Elvis and the Egyptian Odyssey

                In the 1970s I undertook some independent, backpacker type travel to Egypt. This meant heaving round a large rucksack and using local transport, in the main, although when you are young this kind of travel seems adventurous rather than daunting. The trip involved flights to Athens, ferry from Piraeus to Alexandria [two days on a vehicle ferry, nights on deck in a sleeping bag], finding a hotel on arrival, moving on by bus to Cairo, finding a hotel, travelling to Luxor down along the Nile on a sleeper train and on to Aswan by minibus; five weeks in all. It was my first sojourn outside of Europe.

                Arriving to the port of Alexandria was a culture shock, since I had not expected Africa’s north coast to feel so alien, so exotic or unnerving. After a long, slow entry through early morning mist to the quayside past skeletal wrecks of long sunken vessels we docked, to be met by a teeming array of jostling, robed porters, hawkers and tourist fleecers. Alighting from the ferry there followed a brief, unseemly struggle to retain control of my rucksack but apart from this there was little to cause alarm or suspicion during the entirety of the trip.
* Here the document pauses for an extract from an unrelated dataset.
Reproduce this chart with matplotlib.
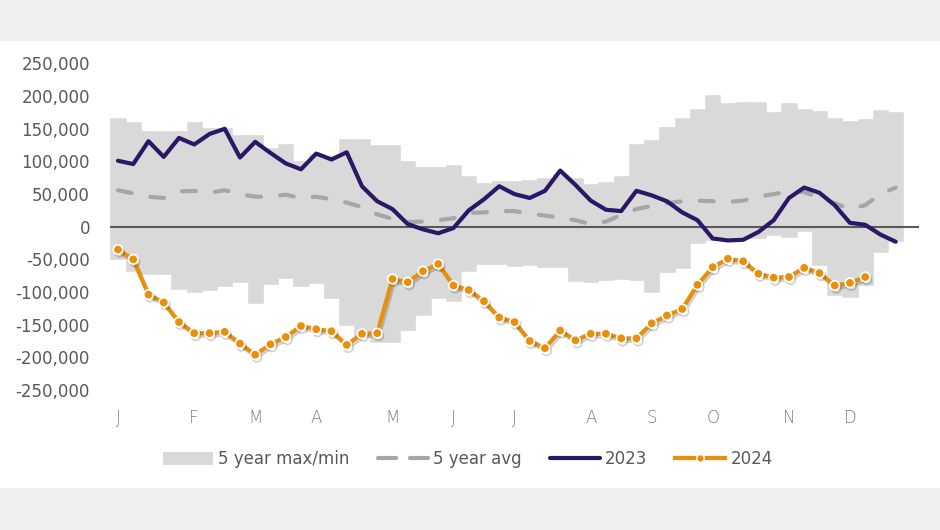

                Everyone we met was eager to help, and not necessarily for remuneration. An enquiry re whereabouts of hotels would be met by offers to accompany us, carry luggage etc. On bus journeys, where the vehicle would resemble a termite nest we would invariably stand, but seated passengers would take items we were carrying on their laps. Conversations were struck wherever we went, with the local population keen to find out about us. There was no suspicion, threat or mistrust.

                The festival of Ramadan took place towards the end of our stay. We’d returned to Alexandria with a few days free to visit the beach and relax. Waiting for a bus to take us back from the beach to the town a couple in a car stopped and offered us a lift. “Did we know”, they asked us, “that Elvis Presley died today?”

                They were keen to chat, needing to pass the time until they could break their fast and eat. I fell ill with food poisoning two days before we left for Piraeous and was compelled to run the gauntlet of the doorless holes in the ground that amounted to the ferry terminal ‘facilities’. Despite this I retained memories of Egypt as a fascinating, beautiful country; packed with history, enigma and mystique.

                I have made one more visit to Egypt since that time-to the tourist Red Sea resort of Sharm El Sheikh, for one week-and one week too many!

                I feel no more desire to return to Egypt now than to stick my hand into a hornets’ nest. Nor do I wish to visit any troubled Moslem countries. In the forty or so years that have passed since that innocent piece of travel those parts of the world have changed, become edgy, uneasy places at best-war torn hell holes at worst. Are we ever to move on from historic grievances, bury hatchets and let the by’s be gone? Or are we to be forever the ‘infidel’ and they, forever the ‘heathen’, locked into a spiral of hate and mistrust?

                Of one thing, however, there can be no doubt. I will always know what year it was that Elvis died…it was 1977.